> _What is expected_
Write out the full listing exactly as given, minus the images.

◆ ◆ ◆ ◆ ◆

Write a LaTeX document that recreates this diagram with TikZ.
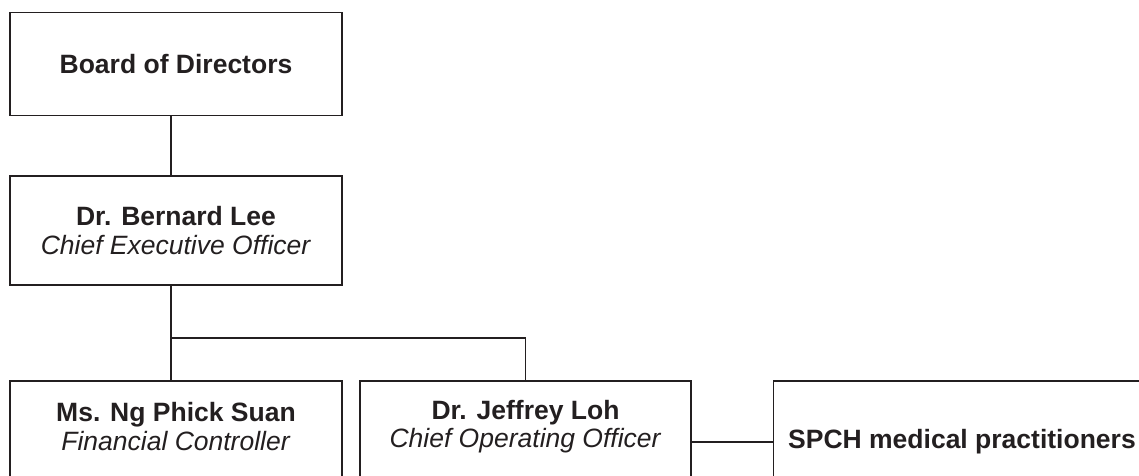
\documentclass[tikz,border=0pt]{standalone}
\usepackage{fontspec}
\setmainfont{Liberation Sans}
\definecolor{ink}{HTML}{231F20}

\tikzset{
  orgbox/.style = {draw=ink, line width=1.2pt, inner sep=0pt, minimum width=332pt, align=center},
  who/.style    = {text=ink, align=center, font=\fontsize{26.5}{28.5}\selectfont},
  link/.style   = {draw=ink, line width=1.2pt}
}

\begin{document}
\begin{tikzpicture}[x = 1pt, y = -1pt]
\useasboundingbox (0,0) rectangle (1139,475);
\clip (0,0) rectangle (1139,475);
% top of the chart
\node[orgbox, minimum height=103pt, who] (board) at (176,64) {\textbf{Board of Directors}};
\node[orgbox, minimum height=109pt, who] (ceo) at (176,230.5)
  {\textbf{Dr. Bernard Lee}\\\textit{Chief Executive Officer}};
% bottom row (cut off by the page edge)
\node[orgbox, minimum height=122pt] (fc) at (176,442) {};
\node[orgbox, minimum height=122pt, minimum width=331pt] (coo) at (525.5,442) {};
\node[orgbox, minimum height=122pt, minimum width=540pt, anchor=west] (spch) at (773,442) {};
\node[who] (fctext) at ([yshift=15.5pt]fc.center)
  {\textbf{Ms. Ng Phick Suan}\\\textit{Financial Controller}};
\node[who] (cootext) at ([yshift=15.5pt]coo.center)
  {\textbf{Dr. Jeffrey Loh}\\\textit{Chief Operating Officer}};
\node[who, anchor=west, inner sep=0pt] (spchtext) at ([xshift=15pt]spch.west)
  {\textbf{SPCH medical practitioners}};
% connectors
\coordinate (split) at (171,338);
\draw[link] ([xshift=-5pt]board.south) -- ([xshift=-5pt]ceo.north);
\draw[link] ([xshift=-5pt]ceo.south) -- ([xshift=-5pt]fc.north);
\draw[link] (split) -| (coo.north);
\draw[link] (coo.east) -- (spch.west);
\end{tikzpicture}
\end{document}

◆ ◆ ◆ ◆ ◆

> _Finished exercise_
Write a LaTeX document that recreates this diagram with TikZ.
\documentclass[tikz,border=0pt]{standalone}
\usepackage{fontspec}
\setmainfont{Liberation Sans}
\definecolor{ink}{HTML}{231F20}

\tikzset{
  orgbox/.style = {draw=ink, line width=1.2pt, inner sep=0pt, minimum width=332pt, align=center},
  who/.style    = {text=ink, align=center, font=\fontsize{26.5}{28.5}\selectfont},
  link/.style   = {draw=ink, line width=1.2pt}
}

\begin{document}
\begin{tikzpicture}[x = 1pt, y = -1pt]
\useasboundingbox (0,0) rectangle (1139,475);
\clip (0,0) rectangle (1139,475);
% top of the chart
\node[orgbox, minimum height=103pt, who] (board) at (176,64) {\textbf{Board of Directors}};
\node[orgbox, minimum height=109pt, who] (ceo) at (176,230.5)
  {\textbf{Dr. Bernard Lee}\\\textit{Chief Executive Officer}};
% bottom row (cut off by the page edge)
\node[orgbox, minimum height=122pt] (fc) at (176,442) {};
\node[orgbox, minimum height=122pt, minimum width=331pt] (coo) at (525.5,442) {};
\node[orgbox, minimum height=122pt, minimum width=540pt, anchor=west] (spch) at (773,442) {};
\node[who] (fctext) at ([yshift=15.5pt]fc.center)
  {\textbf{Ms. Ng Phick Suan}\\\textit{Financial Controller}};
\node[who] (cootext) at ([yshift=15.5pt]coo.center)
  {\textbf{Dr. Jeffrey Loh}\\\textit{Chief Operating Officer}};
\node[who, anchor=west, inner sep=0pt] (spchtext) at ([xshift=15pt]spch.west)
  {\textbf{SPCH medical practitioners}};
% connectors
\coordinate (split) at (171,338);
\draw[link] ([xshift=-5pt]board.south) -- ([xshift=-5pt]ceo.north);
\draw[link] ([xshift=-5pt]ceo.south) -- ([xshift=-5pt]fc.north);
\draw[link] (split) -| (coo.north);
\draw[link] (coo.east) -- (spch.west);
\end{tikzpicture}
\end{document}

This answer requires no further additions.